* Problem to solve
Output the full listing below exactly as it reads, and skip anything that is a picture.

# # # #

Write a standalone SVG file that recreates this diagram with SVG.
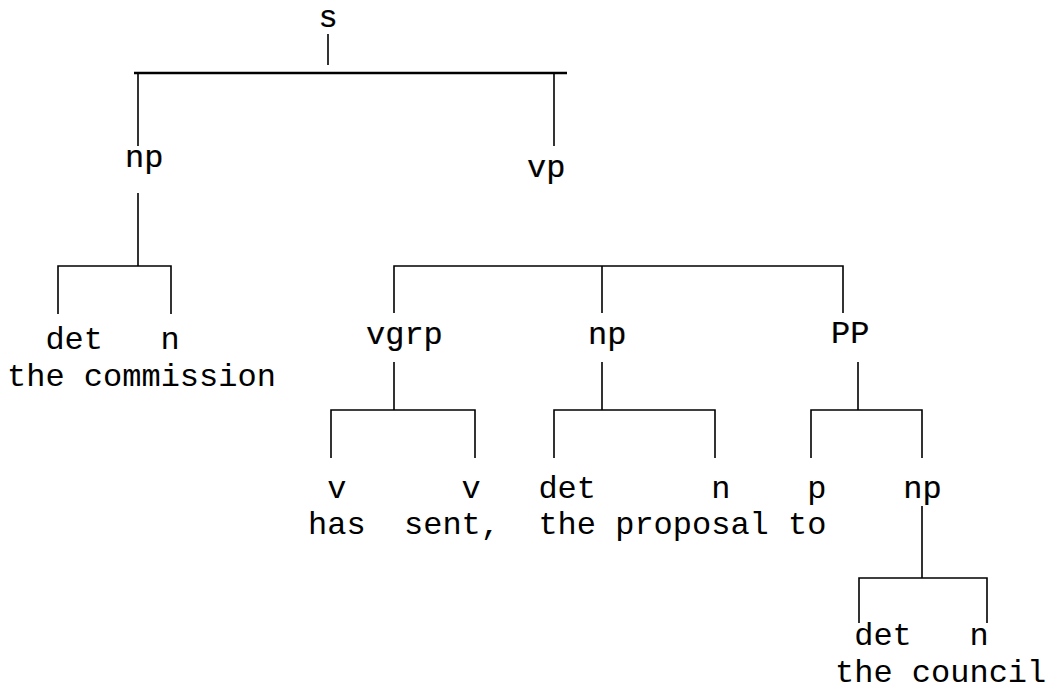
<svg xmlns="http://www.w3.org/2000/svg" width="1053" height="691" viewBox="0 0 1053 691">
<style>
text{font-family:"Liberation Mono","Courier New",monospace;font-size:32px;fill:#000}
.cat{stroke:#000;stroke-width:0.2}
.ln{stroke:#000;stroke-width:1.6;fill:none}
.bar{stroke:#000;stroke-width:2.4;fill:none}
</style>
<rect width="1053" height="691" fill="#fff"/>
<g id="connectors">
<line class="ln" x1="328" y1="34" x2="328" y2="65"/>
<line class="bar" x1="134" y1="73" x2="567" y2="73"/>
<line class="ln" x1="138" y1="73" x2="138" y2="146"/>
<line class="ln" x1="554" y1="73" x2="554" y2="146"/>
<path class="ln" d="M138 193V266M58 314V266H171V314"/>
<path class="ln" d="M394 313V266H843V313M602 266V313"/>
<path class="ln" d="M394 362V410M331 458V410H475V458"/>
<path class="ln" d="M602 362V410M554 458V410H715V458"/>
<path class="ln" d="M858 362V410M811 458V410H922V458"/>
<path class="ln" d="M922 506V578M859 623V578H987V623"/>
</g>
<g id="node-s"><text class="cat" x="318.4" y="27">s</text></g>
<g id="node-np1"><text class="cat" x="125" y="167">np</text></g>
<g id="node-vp"><text class="cat" x="527" y="177">vp</text></g>
<g id="node-det1"><text x="45.4" y="349">det</text></g>
<g id="node-n1"><text x="160.6" y="349">n</text></g>
<g id="words1"><text x="7" y="386">the commission</text></g>
<g id="node-vgrp"><text class="cat" x="366" y="344">vgrp</text></g>
<g id="node-np2"><text class="cat" x="588" y="344">np</text></g>
<g id="node-pp"><text class="cat" x="831" y="343">PP</text></g>
<g id="node-v1"><text x="327.2" y="498">v</text></g>
<g id="node-v2"><text x="461.6" y="498">v</text></g>
<g id="node-det2"><text x="538.4" y="498">det</text></g>
<g id="node-n2"><text x="711.2" y="498">n</text></g>
<g id="node-p"><text x="807.2" y="498">p</text></g>
<g id="node-np3"><text class="cat" x="903.2" y="498">np</text></g>
<g id="words2">
<text x="308" y="534">has</text>
<text x="404" y="534">sent,</text>
<text x="538.4" y="534">the</text>
<text x="615.2" y="534">proposal</text>
<text x="788" y="534">to</text>
</g>
<g id="node-det3"><text x="854.2" y="645">det</text></g>
<g id="node-n3"><text x="969.4" y="645">n</text></g>
<g id="words3"><text x="835" y="681.5">the council</text></g>
</svg>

# # # #

* Right answer
Write a standalone SVG file that recreates this diagram with SVG.
<svg xmlns="http://www.w3.org/2000/svg" width="1053" height="691" viewBox="0 0 1053 691">
<style>
text{font-family:"Liberation Mono","Courier New",monospace;font-size:32px;fill:#000}
.cat{stroke:#000;stroke-width:0.2}
.ln{stroke:#000;stroke-width:1.6;fill:none}
.bar{stroke:#000;stroke-width:2.4;fill:none}
</style>
<rect width="1053" height="691" fill="#fff"/>
<g id="connectors">
<line class="ln" x1="328" y1="34" x2="328" y2="65"/>
<line class="bar" x1="134" y1="73" x2="567" y2="73"/>
<line class="ln" x1="138" y1="73" x2="138" y2="146"/>
<line class="ln" x1="554" y1="73" x2="554" y2="146"/>
<path class="ln" d="M138 193V266M58 314V266H171V314"/>
<path class="ln" d="M394 313V266H843V313M602 266V313"/>
<path class="ln" d="M394 362V410M331 458V410H475V458"/>
<path class="ln" d="M602 362V410M554 458V410H715V458"/>
<path class="ln" d="M858 362V410M811 458V410H922V458"/>
<path class="ln" d="M922 506V578M859 623V578H987V623"/>
</g>
<g id="node-s"><text class="cat" x="318.4" y="27">s</text></g>
<g id="node-np1"><text class="cat" x="125" y="167">np</text></g>
<g id="node-vp"><text class="cat" x="527" y="177">vp</text></g>
<g id="node-det1"><text x="45.4" y="349">det</text></g>
<g id="node-n1"><text x="160.6" y="349">n</text></g>
<g id="words1"><text x="7" y="386">the commission</text></g>
<g id="node-vgrp"><text class="cat" x="366" y="344">vgrp</text></g>
<g id="node-np2"><text class="cat" x="588" y="344">np</text></g>
<g id="node-pp"><text class="cat" x="831" y="343">PP</text></g>
<g id="node-v1"><text x="327.2" y="498">v</text></g>
<g id="node-v2"><text x="461.6" y="498">v</text></g>
<g id="node-det2"><text x="538.4" y="498">det</text></g>
<g id="node-n2"><text x="711.2" y="498">n</text></g>
<g id="node-p"><text x="807.2" y="498">p</text></g>
<g id="node-np3"><text class="cat" x="903.2" y="498">np</text></g>
<g id="words2">
<text x="308" y="534">has</text>
<text x="404" y="534">sent,</text>
<text x="538.4" y="534">the</text>
<text x="615.2" y="534">proposal</text>
<text x="788" y="534">to</text>
</g>
<g id="node-det3"><text x="854.2" y="645">det</text></g>
<g id="node-n3"><text x="969.4" y="645">n</text></g>
<g id="words3"><text x="835" y="681.5">the council</text></g>
</svg>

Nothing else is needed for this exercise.